5) Move selected companies to AI Tables

After reviewing Deep Search output, you can move shortlisted companies into AI Tables for enrichment and scoring. This is only one handoff path. AI Tables also works independently when you already have your own company list. Use this handoff snippet to map the returned company_website into AI Tables rows[].data.input:
SHORTLIST_INPUT=$(echo "${RESULTS_RESPONSE}" | jq -r '.results[0].company_website')
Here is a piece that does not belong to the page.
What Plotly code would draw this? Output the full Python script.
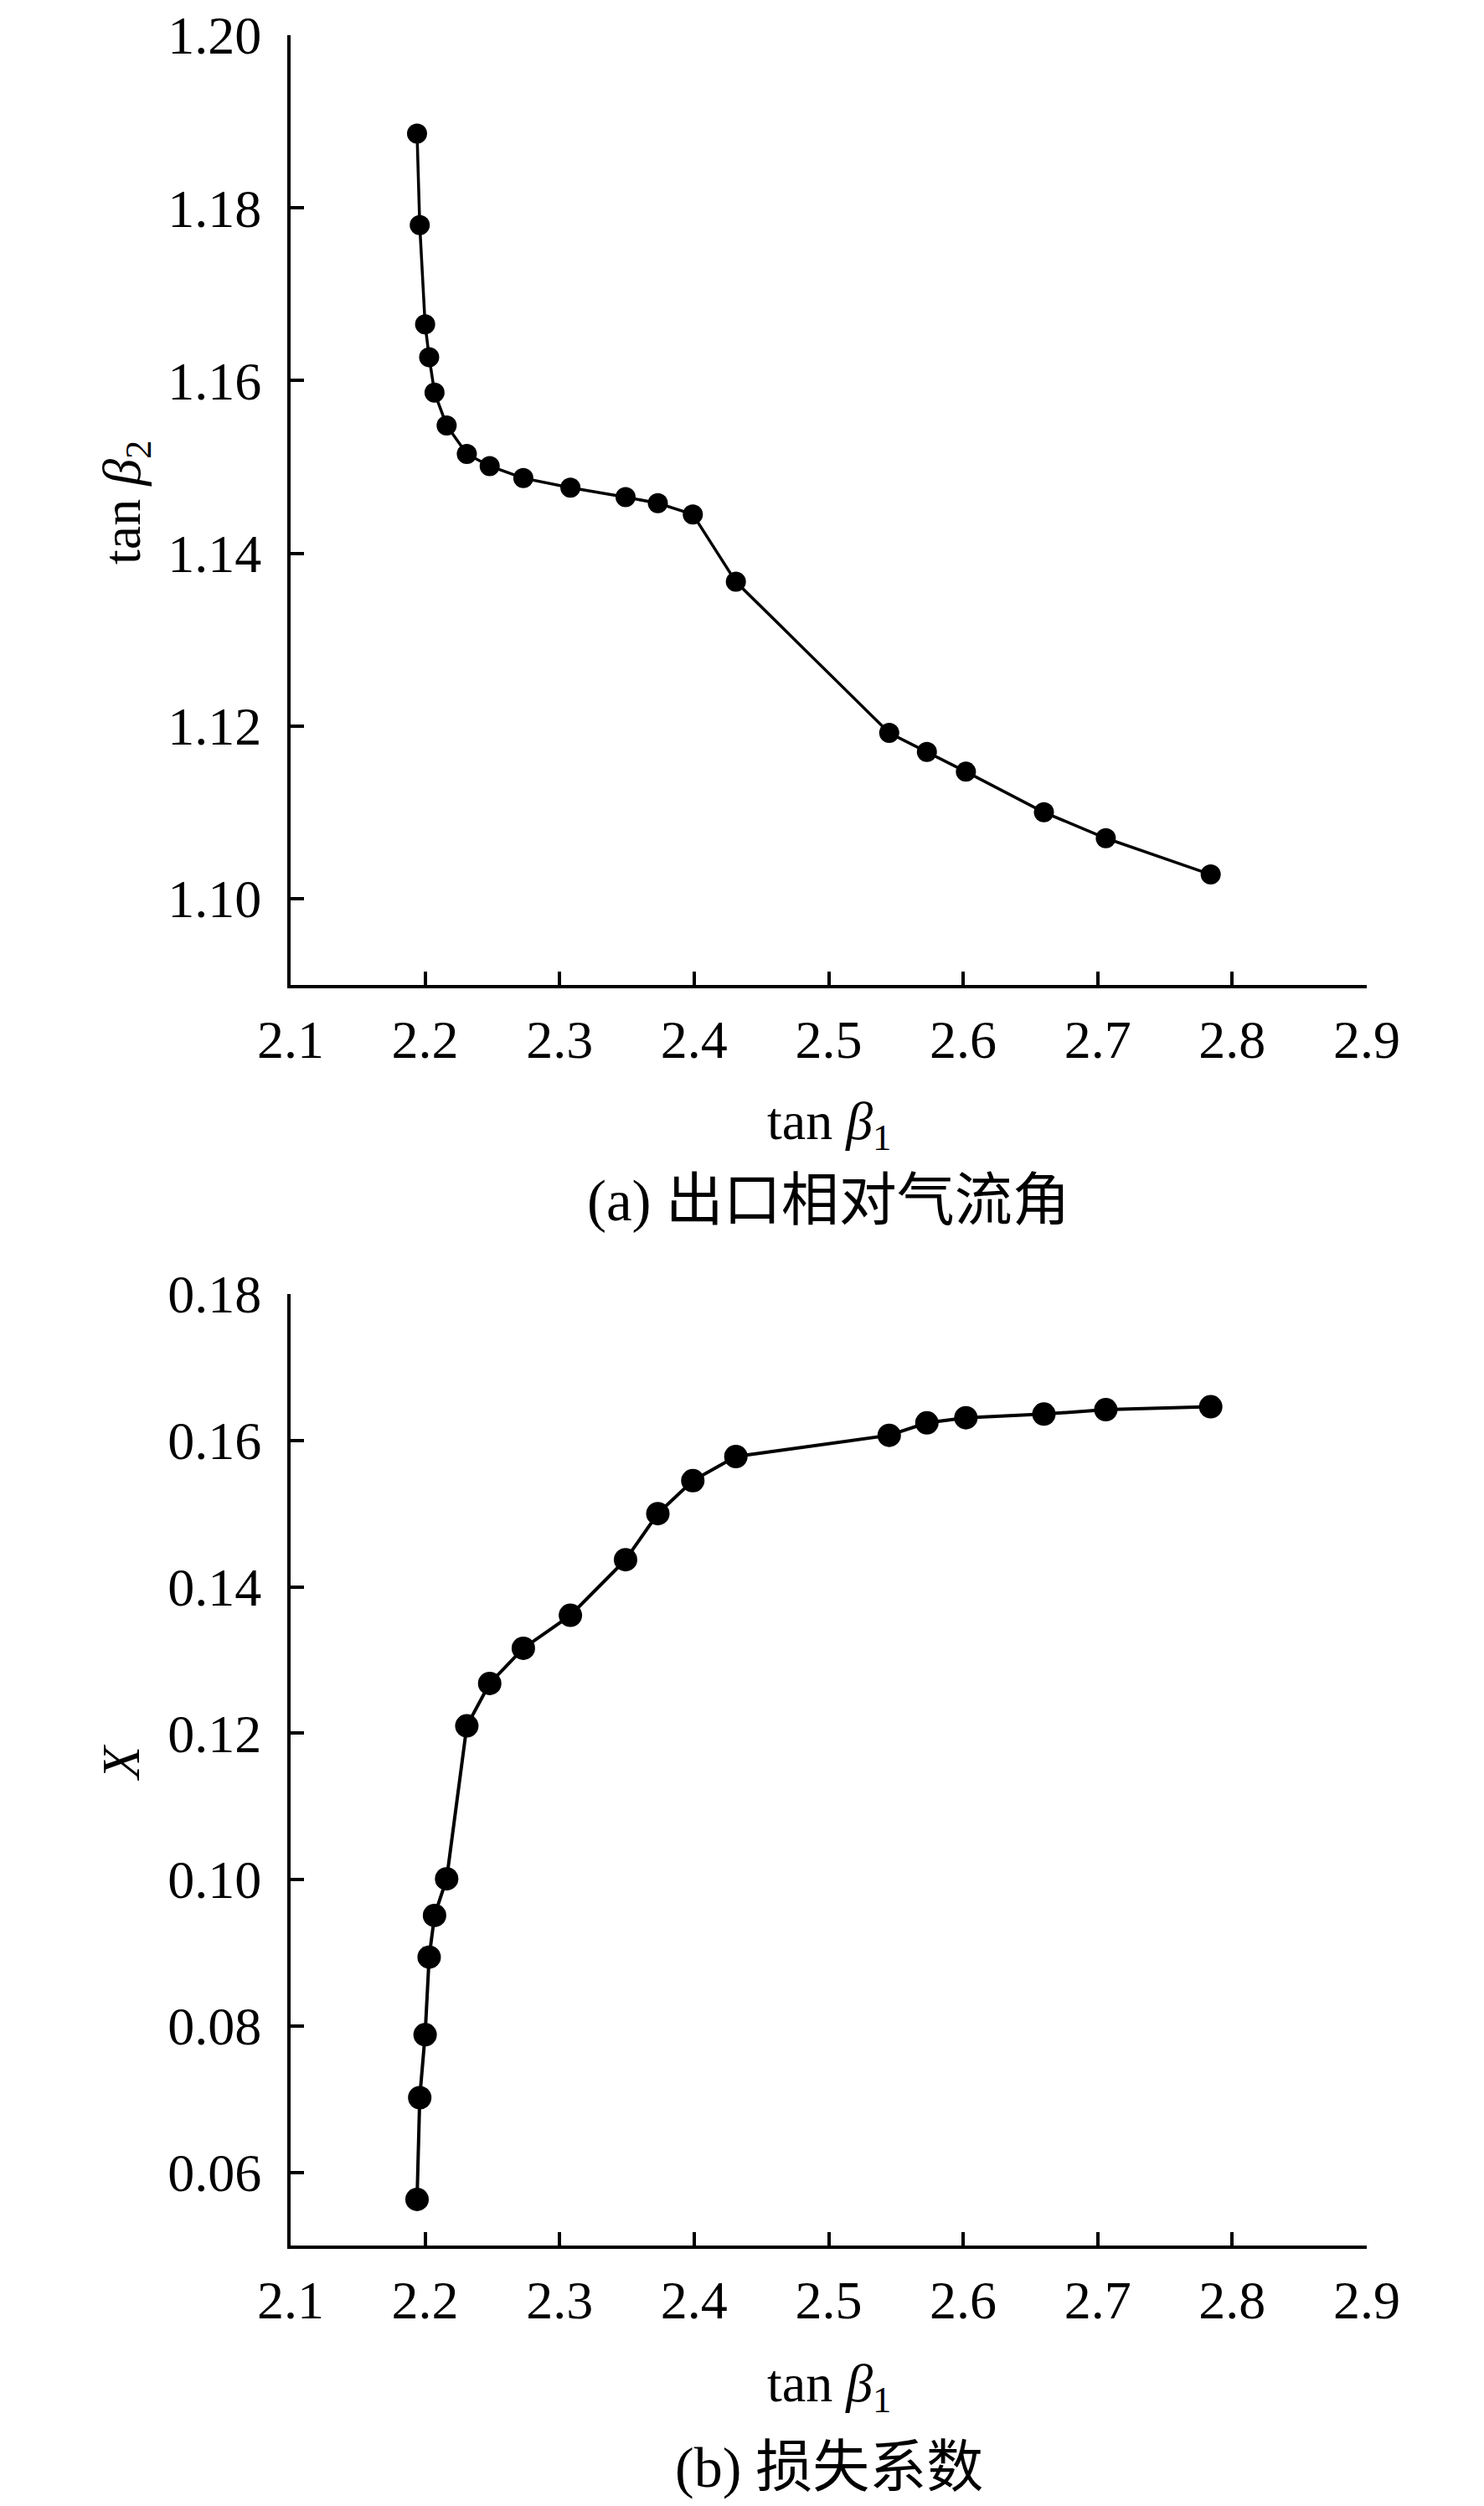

curl -X POST "https://api.extruct.ai/v1/tables/${TABLE_ID}/rows" \
  -H "Content-Type: application/json" \
  -H "Authorization: Bearer ${EXTRUCT_API_TOKEN}" \
  -d "{\"rows\":[{\"data\":{\"input\":\"${SHORTLIST_INPUT}\"}}],\"run\":false}"
If you are starting fresh, create TABLE_ID first in AI Tables Basics. Prefer Deep Search over Semantic Search or Lookalike Search when the ranking depends on criteria like:
  • whether a company serves a specific workflow or sub-vertical
  • whether it sells to a specific buyer or team
  • whether it meets a custom ICP definition
  • whether you need explicit evidence for why each company ranked well
If your need is mostly “find more companies like this” or “search broadly and filter by firmographics,” stay on the instant index-based paths first.

Troubleshooting

401 Unauthorized

The token is missing or invalid. Check that EXTRUCT_API_TOKEN is set and the header is exactly Authorization: Bearer ${EXTRUCT_API_TOKEN}.

422 Unprocessable Entity

Common causes:
  • Invalid JSON body.
  • desired_num_results or desired_new_results out of allowed range.
  • Unsupported request fields.
Validate your request body locally before sending: echo '<json-body>' | jq empty.

Task progress seems slow

Deep Search is asynchronous and includes criteria evaluation per candidate. Track progress through task status and counters. Poll every 15-30 seconds and continue while num_results_evaluated is increasing.